With its unmistakable oversized format and bold red masthead, Hoard’s Dairyman is perhaps the most influential publication in the dairy industry today.
What began in 1885 as an insert in the Jefferson County Union weekly newspaper has grown into an indispensable print and digital resource for dairy farmers and their advisers in more than 60 countries around the world. Since its beginning, the publication has been linked to the University of Wisconsin’s agricultural endeavors through its founder, William Dempster Hoard, a UW regent and passionate supporter of the university’s College of Agriculture, which formed in 1889 when he was governor of the state.
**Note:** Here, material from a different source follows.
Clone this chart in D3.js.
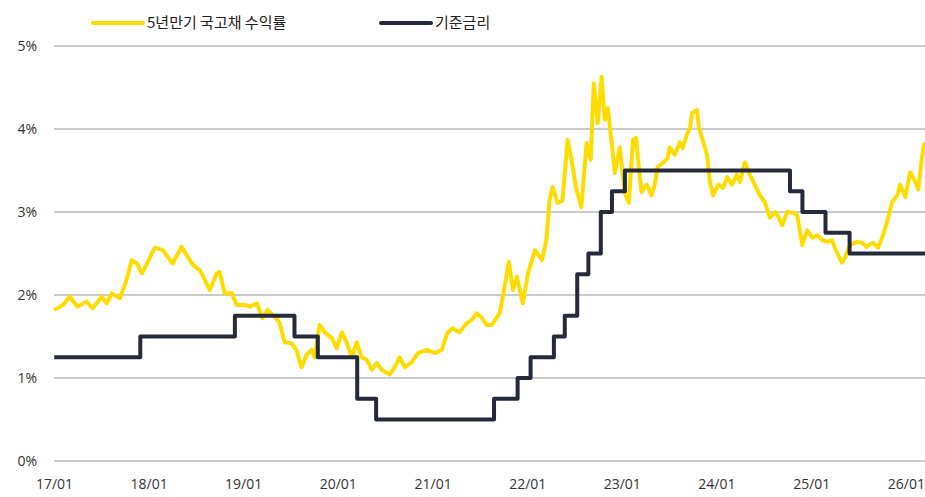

It’s fitting, then, that for the last 20 years, CALS alumni have stood at the editorial helm of the magazine. Corey Geiger BS’95 (agricultural economics and dairy science) joined the Hoard’s staff in 1995 and took on the managing editor role in 2013. His predecessor, Steve Larson MS’70 (dairy science), served as managing editor for almost 15 years, beginning in 1998. Now retired, he still works as a consultant for the magazine and its fully functional dairy farm in Fort Atkinson, Wisconsin. Neither expected to venture into the realm of agricultural journalism, but they have both relished the opportunity to serve the dairy industry.
What makes Hoard’s Dairyman so influential and long-lasting?
Corey Geiger: At Hoard’s, we operate our own dairy farm, so we’re really a part of the industry, not just reporting on it, and there’s a big difference. On our editorial page we use words like “we,” “us,” and “our,” which isn’t necessarily taught in journalism classes. We’re living this every day. We need to know, as editors, what’s going on with cows — what are the trends, what are the issues that busy dairy farmers are facing every day, not only in the United States, but around the world.
Steve Larson: Part of our business model, or tradition, is to assume industry leadership positions. That adds to the credibility and the image of the magazine and the ability to know what’s going on and how to get things accomplished in the industry.
What role does Hoard’s Dairyman play in connecting UW–Madison and Wisconsin agriculture?
SL: This connection goes back generations. It started with the lead role W.D. Hoard played in converting Wisconsin from a faltering grain-producing region into America’s Dairyland and, later, his efforts to establish agricultural studies at the university.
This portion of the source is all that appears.